Friendships Lost
I'm a deeply loyal person. The budding astrologist in me, credits that with me being a Leo, but I might have just gotten from my parents since they always taught me that loyalty was a key ingredient in friendship.
Because of my deep loyalty to the people I love, I hate giving up on people. I'll stick with someone for as long as I can, as long as I believe I have some reason, may it only be past behavior, to stick around. But eventually, there comes a point when you have to accept there's no point in hanging on.
For me, that's an incredibly hard decision to make and an incredibly painful one. It's also something I consider drastic measures and will only do if I think I absoloutley have to.

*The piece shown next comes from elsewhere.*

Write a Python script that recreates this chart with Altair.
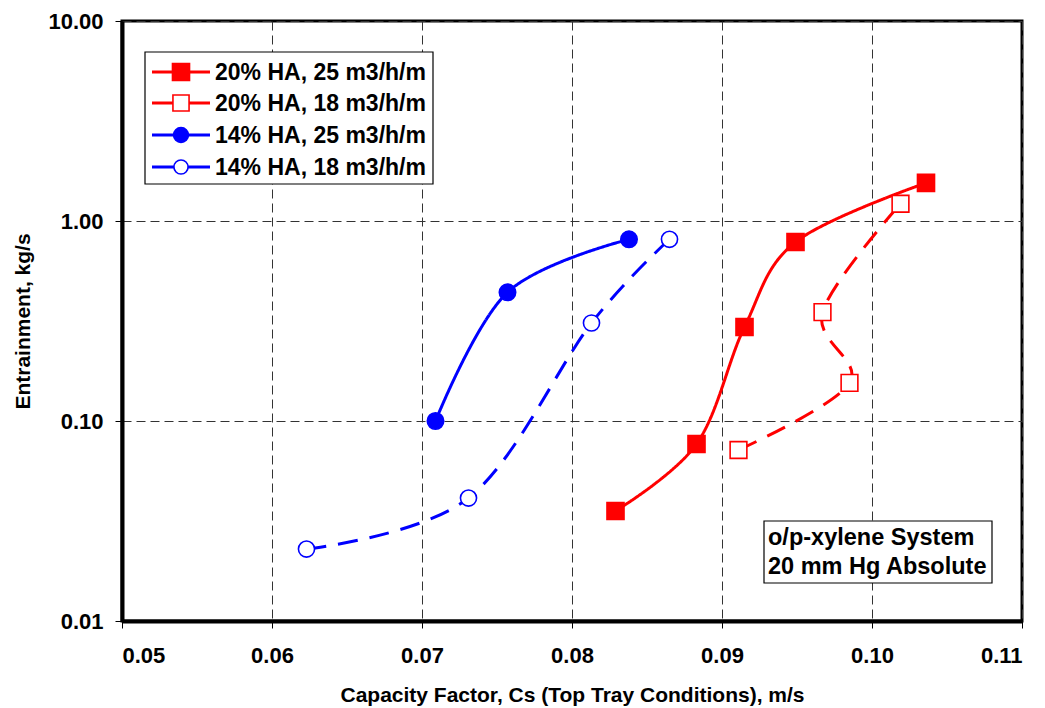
import altair as alt
import pandas as pd

# Series of the entrainment test runs
series_names = [
    "20% HA, 25 m3/h/m",
    "20% HA, 18 m3/h/m",
    "14% HA, 25 m3/h/m",
    "14% HA, 18 m3/h/m",
]

ha20_q25_cs = [0.0829, 0.0883, 0.0915, 0.0949, 0.1036]
ha20_q25_ent = [0.0355, 0.0767, 0.295, 0.785, 1.55]

ha20_q18_cs = [0.0911, 0.0985, 0.0967, 0.1019]
ha20_q18_ent = [0.0716, 0.155, 0.35, 1.22]

ha14_q25_cs = [0.0709, 0.0757, 0.0838]
ha14_q25_ent = [0.100, 0.44, 0.81]

ha14_q18_cs = [0.0623, 0.0731, 0.0813, 0.0865]
ha14_q18_ent = [0.0229, 0.0412, 0.309, 0.81]

x_ticks = [0.05, 0.06, 0.07, 0.08, 0.09, 0.10, 0.11]
y_ticks = [0.01, 0.1, 1, 10]

RED = "#FF0000"
BLUE = "#0000FF"
series_colors = [RED, RED, BLUE, BLUE]
series_fills = [RED, "white", BLUE, "white"]
series_shapes = ["square", "square", "circle", "circle"]
series_sizes = [290, 260, 220, 200]
series_dash = [[1, 0], [20, 12], [1, 0], [20, 12]]

rows = []
for name, xs, ys in zip(
    series_names,
    [ha20_q25_cs, ha20_q18_cs, ha14_q25_cs, ha14_q18_cs],
    [ha20_q25_ent, ha20_q18_ent, ha14_q25_ent, ha14_q18_ent],
):
    for i, (xv, yv) in enumerate(zip(xs, ys)):
        rows.append({"series": name, "cs": xv, "ent": yv, "idx": i})
df = pd.DataFrame(rows)

FONT = "Liberation Sans"
W, H = 900, 600

x_enc = alt.X(
    "cs:Q",
    scale=alt.Scale(domain=[0.05, 0.11], nice=False, zero=False),
    axis=alt.Axis(
        title="Capacity Factor, Cs (Top Tray Conditions), m/s",
        values=x_ticks,
        format=".2f",
        titleY=80,
        titleBaseline="alphabetic",
    ),
)
y_enc = alt.Y(
    "ent:Q",
    scale=alt.Scale(type="log", domain=[0.01, 10], nice=False),
    axis=alt.Axis(
        title="Entrainment, kg/s",
        values=y_ticks,
        format=".2f",
        titleX=-99,
        titleY=H / 2,
        titleBaseline="middle",
        labelPadding=12,
    ),
)

color_scale = alt.Scale(domain=series_names, range=series_colors)

lines = (
    alt.Chart(df)
    .mark_line(interpolate="cardinal", strokeWidth=3)
    .encode(
        x=x_enc,
        y=y_enc,
        color=alt.Color("series:N", scale=color_scale, legend=None),
        strokeDash=alt.StrokeDash(
            "series:N", scale=alt.Scale(domain=series_names, range=series_dash), legend=None
        ),
        order="idx:Q",
        detail="series:N",
    )
)

points = (
    alt.Chart(df)
    .mark_point(filled=True, opacity=1, strokeWidth=1.6)
    .encode(
        x="cs:Q",
        y="ent:Q",
        stroke=alt.Stroke("series:N", scale=color_scale, legend=None),
        fill=alt.Fill(
            "series:N", scale=alt.Scale(domain=series_names, range=series_fills), legend=None
        ),
        shape=alt.Shape(
            "series:N", scale=alt.Scale(domain=series_names, range=series_shapes), legend=None
        ),
        size=alt.Size(
            "series:N", scale=alt.Scale(domain=series_names, range=series_sizes), legend=None
        ),
    )
)

one = pd.DataFrame({"k": [0]})

# Legend box in the upper-left corner
legend_layers = [
    alt.Chart(one)
    .mark_rect(fill="white", stroke="black", strokeWidth=1.2)
    .encode(x=alt.value(23), x2=alt.value(311), y=alt.value(31), y2=alt.value(163))
]
row_y = [51, 82, 114, 146]
for name, col, fil, shp, sz, ry in zip(
    series_names, series_colors, series_fills, series_shapes, series_sizes, row_y
):
    legend_layers.append(
        alt.Chart(one)
        .mark_rule(color=col, strokeWidth=3)
        .encode(x=alt.value(30), x2=alt.value(88), y=alt.value(ry))
    )
    legend_layers.append(
        alt.Chart(one)
        .mark_point(filled=True, opacity=1, fill=fil, stroke=col, strokeWidth=1.6, shape=shp, size=sz)
        .encode(x=alt.value(59), y=alt.value(ry))
    )
    legend_layers.append(
        alt.Chart(one)
        .mark_text(align="left", baseline="middle", font=FONT, fontWeight="bold", fontSize=23, color="black")
        .encode(x=alt.value(93), y=alt.value(ry + 1), text=alt.value(name))
    )

# Annotation box with the system conditions
note_layers = [
    alt.Chart(one)
    .mark_rect(fill="white", stroke="black", strokeWidth=1.2)
    .encode(x=alt.value(642), x2=alt.value(870), y=alt.value(500), y2=alt.value(562)),
    alt.Chart(one)
    .mark_text(align="left", baseline="middle", font=FONT, fontWeight="bold", fontSize=23.5, color="black", lineHeight=29)
    .encode(x=alt.value(646), y=alt.value(517), text=alt.value(["o/p-xylene System", "20 mm Hg Absolute"])),
]

chart = (
    alt.layer(lines, points, *legend_layers, *note_layers)
    .properties(
        width=W,
        height=H,
        autosize=alt.AutoSizeParams(type="none"),
        padding={"left": 122, "top": 21, "right": 23, "bottom": 87},
        background="white",
    )
    .configure_view(stroke="black", strokeWidth=3)
    .configure_axis(
        labelFont=FONT,
        titleFont=FONT,
        labelFontWeight="bold",
        titleFontWeight="bold",
        labelFontSize=22,
        titleFontSize=21,
        labelColor="black",
        titleColor="black",
        domainColor="black",
        domainWidth=4,
        tickColor="black",
        tickSize=7,
        tickWidth=1,
        grid=True,
        gridColor="#333333",
        gridDash=[9, 5],
        gridWidth=1,
        gridOpacity=1,
    )
    .configure_axisX(labelPadding=17)
)

chart.save("out.html", embed_options={"renderer": "svg", "actions": False})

Several years ago, I reached that point with several of my Castleton friends. It came to the point where that crowd and some of those people was just slowly destroying me, so I cut my losses. It wasn't an easy decision, but it was the best one for my mental health. I kept some friendships and wrote off others, as well as distancing myself from the group as a whole.
Now, I've come to the point where I have to do it again. This time with someone who's been a good friend for a long time and the idea of not having this person in my life hurts, but there's nothing I can do to salvage the friendship. This person is just not someone I can be around right now and that really hurts, but it's something I have to accept.
When all the shit started to hit the fan with my friends, I wanted to stay neautral and for a while it worked. But it's come to the point where I had to pick a side and there was really only one side I can pick. As I said, I'm a loyal person and I have to give my loyalty to the friend who's never done anything but stand by me in all the time that I've known her. After all, I know she'd side with me.
I'm so full of emotion. Anger, disgust, confusion, sadness. I'm trying to keep a tight lid on it, but it's hard. A part of me wants to go hit something (or somebody), another part wants to scream and throw things, a third part just wants to cry, and the fourth part wants to go hide somewhere until all the bad things go away. I'm not sure which impulse is the healthiest.
In the end, the only thing I can do is stand behind the conviction that I made the right choice and pray that somehow things work out someday. I doubt it'll happen soon, but maybe someday. Who knows, right?